Carbohydrates are sugars that provide the body with the energy required to perform exercise. Therefore, failing to consume enough carbs may negatively impact energy levels and athletic performance.
Most lifters will already know the importance of consuming enough protein each day. Protein helps in the muscle rebuilding process after a workout.
Not consuming enough protein can inhibit recovery from training sessions which can negatively impact progress and even contribute towards overtraining.
Hydration is another extremely important factor to consider. There are a number of studies that have found that poor hydration levels can lead to a reduction in performance (5).
If you are unsure where to start, begin by tracking your nutrition and do so for a full week. Once the week is over, have a full audit of your nutrition and then look to implement any necessary changes.
Although frustrating, plateaus are not insurmountable. With careful review of your training, sleep, and nutrition, it is very possible to bust through one.
Therefore, if you are in the position where improvements are few and far between, consider applying the four strategies outlined above.

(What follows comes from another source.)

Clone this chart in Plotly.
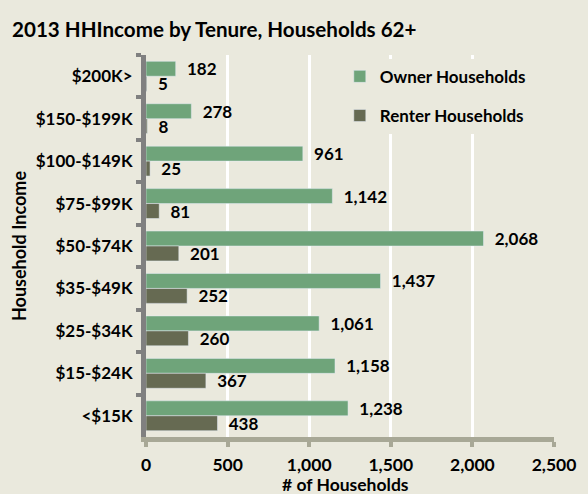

1 – https://pubmed.ncbi.nlm.nih.gov/24832974/ Fonseca, Rodrigo M.; Roschel, Hamilton; Tricoli, Valmor; de Souza, Eduardo O.; Wilson, Jacob M.; Laurentino, Gilberto C.; Aihara, André Y.; de Souza Leão, Alberto R.; Ugrinowitsch, Carlos (2014-11). “Changes in exercises are more effective than in loading schemes to improve muscle strength”. Journal of Strength and Conditioning Research. 28 (11): 3085–3092. doi:10.1519/JSC.0000000000000539. ISSN 1533-4287. PMID 24832974.
2 – https://www.ncbi.nlm.nih.gov/pmc/articles/PMC4637911/ Lorenz, Daniel; Morrison, Scot (2015-11). “CURRENT CONCEPTS IN PERIODIZATION OF STRENGTH AND CONDITIONING FOR THE SPORTS PHYSICAL THERAPIST”. International Journal of Sports Physical Therapy. 10 (6): 734–747. ISSN 2159-2896. PMC 4637911. PMID 26618056.
3 – https://www.ncbi.nlm.nih.gov/pmc/articles/PMC5749041/ Chen, Yanbo; Cui, Yufei; Chen, Shulei; Wu, Ziqiang (2017-12). “Relationship between sleep and muscle strength among Chinese university students: a cross-sectional study”. Journal of Musculoskeletal & Neuronal Interactions. 17 (4): 327–333. ISSN 1108-7161. PMC 5749041. PMID 29199194.
4 – https://www.ncbi.nlm.nih.gov/pmc/articles/PMC4860870/ Buchmann, Nikolaus; Spira, Dominik; Norman, Kristina; Demuth, Ilja; Eckardt, Rahel; Steinhagen-Thiessen, Elisabeth (2016-4). “Sleep, Muscle Mass and Muscle Function in Older People”. Deutsches Ärzteblatt International. 113 (15): 253–260. doi:10.3238/arztebl.2016.0253. ISSN 1866-0452. PMC 4860870. PMID 27151463.
5 – https://www.ncbi.nlm.nih.gov/pmc/articles/PMC4672008/ Sawka, Michael N.; Cheuvront, Samuel N.; Kenefick, Robert W. (2015). “Hypohydration and Human Performance: Impact of Environment and Physiological Mechanisms”. Sports Medicine (Auckland, N.z.). 45 (Suppl 1): 51–60. doi:10.1007/s40279-015-0395-7. ISSN 0112-1642. PMC 4672008. PMID 26553489.